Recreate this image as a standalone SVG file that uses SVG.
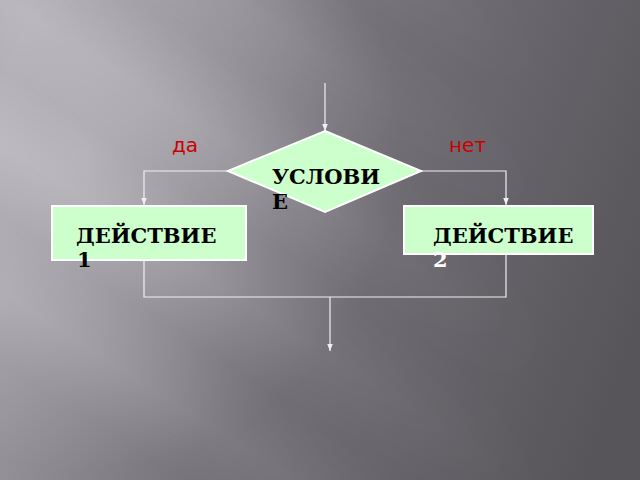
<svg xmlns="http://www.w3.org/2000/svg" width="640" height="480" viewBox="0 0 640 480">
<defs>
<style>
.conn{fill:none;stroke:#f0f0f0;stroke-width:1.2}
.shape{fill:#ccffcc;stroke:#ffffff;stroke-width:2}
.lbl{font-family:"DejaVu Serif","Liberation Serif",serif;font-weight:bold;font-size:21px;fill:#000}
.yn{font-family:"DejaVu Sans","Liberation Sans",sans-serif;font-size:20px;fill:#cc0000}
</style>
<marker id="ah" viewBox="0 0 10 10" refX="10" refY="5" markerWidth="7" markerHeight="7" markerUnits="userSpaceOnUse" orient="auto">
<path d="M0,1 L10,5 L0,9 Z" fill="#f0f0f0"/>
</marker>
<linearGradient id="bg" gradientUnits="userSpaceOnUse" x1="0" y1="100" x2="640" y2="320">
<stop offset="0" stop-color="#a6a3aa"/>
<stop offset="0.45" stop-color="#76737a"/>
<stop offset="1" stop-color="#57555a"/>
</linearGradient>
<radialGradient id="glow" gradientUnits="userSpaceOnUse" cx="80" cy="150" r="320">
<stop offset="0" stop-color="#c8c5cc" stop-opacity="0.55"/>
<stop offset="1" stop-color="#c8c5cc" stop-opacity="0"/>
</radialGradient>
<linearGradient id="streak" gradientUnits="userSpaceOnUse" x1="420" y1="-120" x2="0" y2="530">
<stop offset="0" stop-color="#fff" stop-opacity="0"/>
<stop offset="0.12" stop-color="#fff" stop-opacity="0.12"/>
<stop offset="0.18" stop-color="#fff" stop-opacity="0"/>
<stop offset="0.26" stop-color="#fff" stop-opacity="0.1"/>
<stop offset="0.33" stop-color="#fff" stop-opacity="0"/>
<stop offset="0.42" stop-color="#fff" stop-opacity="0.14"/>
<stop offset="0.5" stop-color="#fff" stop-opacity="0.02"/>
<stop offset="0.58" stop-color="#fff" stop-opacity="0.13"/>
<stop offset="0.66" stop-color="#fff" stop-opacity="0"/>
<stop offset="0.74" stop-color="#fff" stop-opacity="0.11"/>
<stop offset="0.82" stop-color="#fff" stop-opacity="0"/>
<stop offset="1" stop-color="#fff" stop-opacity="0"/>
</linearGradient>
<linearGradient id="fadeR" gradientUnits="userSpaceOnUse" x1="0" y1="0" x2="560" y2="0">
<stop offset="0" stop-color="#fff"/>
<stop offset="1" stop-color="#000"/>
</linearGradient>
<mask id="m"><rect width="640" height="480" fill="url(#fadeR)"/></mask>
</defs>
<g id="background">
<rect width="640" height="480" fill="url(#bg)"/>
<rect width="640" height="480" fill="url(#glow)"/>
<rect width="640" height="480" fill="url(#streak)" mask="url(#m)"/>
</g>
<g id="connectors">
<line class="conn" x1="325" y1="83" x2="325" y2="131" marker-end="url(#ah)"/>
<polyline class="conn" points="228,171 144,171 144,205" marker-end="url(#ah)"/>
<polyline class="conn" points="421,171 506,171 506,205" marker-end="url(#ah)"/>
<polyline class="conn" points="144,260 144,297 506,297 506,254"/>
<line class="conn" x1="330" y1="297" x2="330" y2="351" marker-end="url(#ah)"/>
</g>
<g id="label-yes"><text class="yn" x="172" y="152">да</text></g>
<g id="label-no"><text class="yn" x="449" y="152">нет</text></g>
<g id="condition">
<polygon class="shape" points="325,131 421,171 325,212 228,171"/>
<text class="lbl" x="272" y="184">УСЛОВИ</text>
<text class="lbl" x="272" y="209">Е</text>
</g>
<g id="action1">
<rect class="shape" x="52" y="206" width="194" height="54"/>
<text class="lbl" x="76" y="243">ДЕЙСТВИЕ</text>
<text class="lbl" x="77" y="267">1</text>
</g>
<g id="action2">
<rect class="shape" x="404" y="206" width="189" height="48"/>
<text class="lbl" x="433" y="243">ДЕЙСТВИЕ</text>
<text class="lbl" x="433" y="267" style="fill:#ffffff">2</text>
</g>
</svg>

===============

Give every line above again exactly, with no pictures.

SOLUTION TO THIS EXERCISE —
Recreate this image as a standalone SVG file that uses SVG.
<svg xmlns="http://www.w3.org/2000/svg" width="640" height="480" viewBox="0 0 640 480">
<defs>
<style>
.conn{fill:none;stroke:#f0f0f0;stroke-width:1.2}
.shape{fill:#ccffcc;stroke:#ffffff;stroke-width:2}
.lbl{font-family:"DejaVu Serif","Liberation Serif",serif;font-weight:bold;font-size:21px;fill:#000}
.yn{font-family:"DejaVu Sans","Liberation Sans",sans-serif;font-size:20px;fill:#cc0000}
</style>
<marker id="ah" viewBox="0 0 10 10" refX="10" refY="5" markerWidth="7" markerHeight="7" markerUnits="userSpaceOnUse" orient="auto">
<path d="M0,1 L10,5 L0,9 Z" fill="#f0f0f0"/>
</marker>
<linearGradient id="bg" gradientUnits="userSpaceOnUse" x1="0" y1="100" x2="640" y2="320">
<stop offset="0" stop-color="#a6a3aa"/>
<stop offset="0.45" stop-color="#76737a"/>
<stop offset="1" stop-color="#57555a"/>
</linearGradient>
<radialGradient id="glow" gradientUnits="userSpaceOnUse" cx="80" cy="150" r="320">
<stop offset="0" stop-color="#c8c5cc" stop-opacity="0.55"/>
<stop offset="1" stop-color="#c8c5cc" stop-opacity="0"/>
</radialGradient>
<linearGradient id="streak" gradientUnits="userSpaceOnUse" x1="420" y1="-120" x2="0" y2="530">
<stop offset="0" stop-color="#fff" stop-opacity="0"/>
<stop offset="0.12" stop-color="#fff" stop-opacity="0.12"/>
<stop offset="0.18" stop-color="#fff" stop-opacity="0"/>
<stop offset="0.26" stop-color="#fff" stop-opacity="0.1"/>
<stop offset="0.33" stop-color="#fff" stop-opacity="0"/>
<stop offset="0.42" stop-color="#fff" stop-opacity="0.14"/>
<stop offset="0.5" stop-color="#fff" stop-opacity="0.02"/>
<stop offset="0.58" stop-color="#fff" stop-opacity="0.13"/>
<stop offset="0.66" stop-color="#fff" stop-opacity="0"/>
<stop offset="0.74" stop-color="#fff" stop-opacity="0.11"/>
<stop offset="0.82" stop-color="#fff" stop-opacity="0"/>
<stop offset="1" stop-color="#fff" stop-opacity="0"/>
</linearGradient>
<linearGradient id="fadeR" gradientUnits="userSpaceOnUse" x1="0" y1="0" x2="560" y2="0">
<stop offset="0" stop-color="#fff"/>
<stop offset="1" stop-color="#000"/>
</linearGradient>
<mask id="m"><rect width="640" height="480" fill="url(#fadeR)"/></mask>
</defs>
<g id="background">
<rect width="640" height="480" fill="url(#bg)"/>
<rect width="640" height="480" fill="url(#glow)"/>
<rect width="640" height="480" fill="url(#streak)" mask="url(#m)"/>
</g>
<g id="connectors">
<line class="conn" x1="325" y1="83" x2="325" y2="131" marker-end="url(#ah)"/>
<polyline class="conn" points="228,171 144,171 144,205" marker-end="url(#ah)"/>
<polyline class="conn" points="421,171 506,171 506,205" marker-end="url(#ah)"/>
<polyline class="conn" points="144,260 144,297 506,297 506,254"/>
<line class="conn" x1="330" y1="297" x2="330" y2="351" marker-end="url(#ah)"/>
</g>
<g id="label-yes"><text class="yn" x="172" y="152">да</text></g>
<g id="label-no"><text class="yn" x="449" y="152">нет</text></g>
<g id="condition">
<polygon class="shape" points="325,131 421,171 325,212 228,171"/>
<text class="lbl" x="272" y="184">УСЛОВИ</text>
<text class="lbl" x="272" y="209">Е</text>
</g>
<g id="action1">
<rect class="shape" x="52" y="206" width="194" height="54"/>
<text class="lbl" x="76" y="243">ДЕЙСТВИЕ</text>
<text class="lbl" x="77" y="267">1</text>
</g>
<g id="action2">
<rect class="shape" x="404" y="206" width="189" height="48"/>
<text class="lbl" x="433" y="243">ДЕЙСТВИЕ</text>
<text class="lbl" x="433" y="267" style="fill:#ffffff">2</text>
</g>
</svg>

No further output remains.